En la química, en la física y en las matemáticas hay una poesía difícil de encontrar en otras ramas del saber. Frases como “La solución de la completa es la suma de la general de la homogénea y la particular de la incompleta” son un paradigma perfecto del concepto de “lectura difícil”, en clara contraposición al de “lectura fácil”, tan bien explicado por Cristina Morales.
¿Qué decir de la entropía, magnitud que pretende medir “el grado de desorden del universo”? Lo más preocupante es enterarse de que, según la termodinámica, en todo proceso físico la entropía tiende a crecer, hasta alcanzar su máximo valor, instante que coincidirá con el del fin del universo.
En la geometría, una de las partes más hermosas de las matemáticas, encontramos conceptos tan atrayentes como el de “momento de inercia”. No se refiere, como podríamos pensar en una lectura apresurada, a esos instantes en que no dejamos llevar por los acontecimientos, incapaces de tomar una decisión que pueda cambiar nuestra trayectoria vital. Mucho más fascinante es la definición real del momento de inercia como, en un cuerpo en rotación, la suma de los productos de las masas de sus partículas multiplicadas por el cuadrado de la distancia de cada partícula al eje de giro.
Así comprendemos que Platón, el de las anchas espaldas, ordenara grabar en las puertas de la Academia la famosa inscripción: “Que no entre aquí quien no sepa geometría”.
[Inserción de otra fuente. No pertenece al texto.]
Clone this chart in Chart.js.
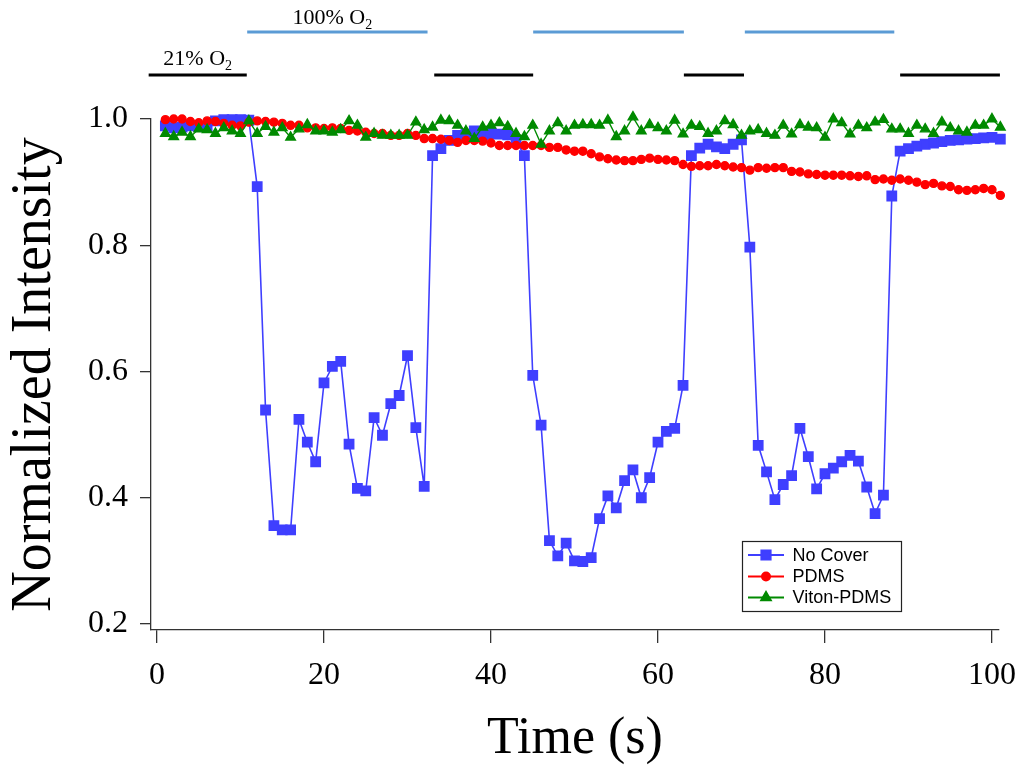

Si pasamos ahora al álgebra, preciosa palabra árabe que designa a la parte de la aritmética que estudia los números, nos encontramos con conceptos tan curiosos como el de número primo, con una definición decididamente esotérica: “Número que solamente es divisible por sí mismo o por la unidad”. La extrañeza aumenta cuando nos enteramos de que los números no son primos unos de otros, sino de manera aislada, algo difícilmente comprensible para una mente normal. Sería fácil comprender que el diecisiete es primo (casi hermano, diría yo) del diecinueve, pero ¿decir que el veintitrés es un número primo? ¿primo de quién? Solo añadiéndole el artículo indeterminado cobraría sentido, si bien muy diferente del matemático: “el veintitrés es un primo”. Y, para colmo, resulta que no hay números hermanos, hijos, tíos ni cuñados. Toda posible relación numérica de parentesco se limita a la condición de primo, aunque sea de sí mismo.
Otro ejemplo de literatura de lo absurdo lo tenemos en los números imaginarios. ¿A quién se le ocurriría imaginarse un número? De hecho, los números con los que podemos soñar, incluso durante la peor de nuestras pesadillas, no dejan de ser reales, según la terminología matemática. La definición canónica de número imaginario no consigue añadir claridad, antes al contrario. Un número imaginario es un número complejo cuya parte real es igual a cero. ¿Y? O sea que para poder imaginar un número debe ser complicado —complejo— y su parte real tiene que ser cero. ¿No es posible, por tanto, imaginarse un dos, un siete o un mil novecientos cuarenta y dos?
No voy a dejar el álgebra sin mencionar otro concepto, el de transfinito, definido como el conjunto de todos los números infinitos. ¡Qué minúsculos se quedan lugares comunes como odio infinito o hastío infinito! El transfinito llega mucho más allá. Cuando le digamos a otra persona “mi amor por ti es transfinito”, solo le quedarán dos opciones: darnos una bofetada o caer rendida en nuestros brazos.
Miremos ahora hacía la química. Ya la tabla periódica de los elementos es pura poesía conceptual, con grupos fácilmente comprensibles, como los metales nobles o las tierras raras, junto a otros que hacen volar nuestra imaginación. Uno de ellos es el de los elementos transuránicos, a los que suponemos errando por los confines más lejanos de nuestro sistema solar. O los llamados gases nobles, no por utilizarse para la joyería, sino por ser incapaces de mezclarse con ningún otro elemento. Algunos muy conocidos, como el helio de los globos aerostáticos, el neón de los tubos fluorescentes o el kriptón que asociamos con Superman; otros son menos obvios, como el argón, el xenón y el radiactivo radón.
Siguiendo con los gases, nos podría entusiasmar el concepto de gases perfectos, hasta que nos enteramos de que son un mero artificio de cálculo y que no se encuentran en el mundo real. Son, por tanto, imaginarios.
Habrá quien se pregunte si existen, en contraposición con los gases
nobles, también gases
innobles. Pues sí, existen, aunque este sea un término más escatológico que científico. Por cierto, en la composición de estos gases innobles entra un porcentaje significativo de los conocidos como
gases aromáticos, cuyo aroma no es, exactamente, a rosas.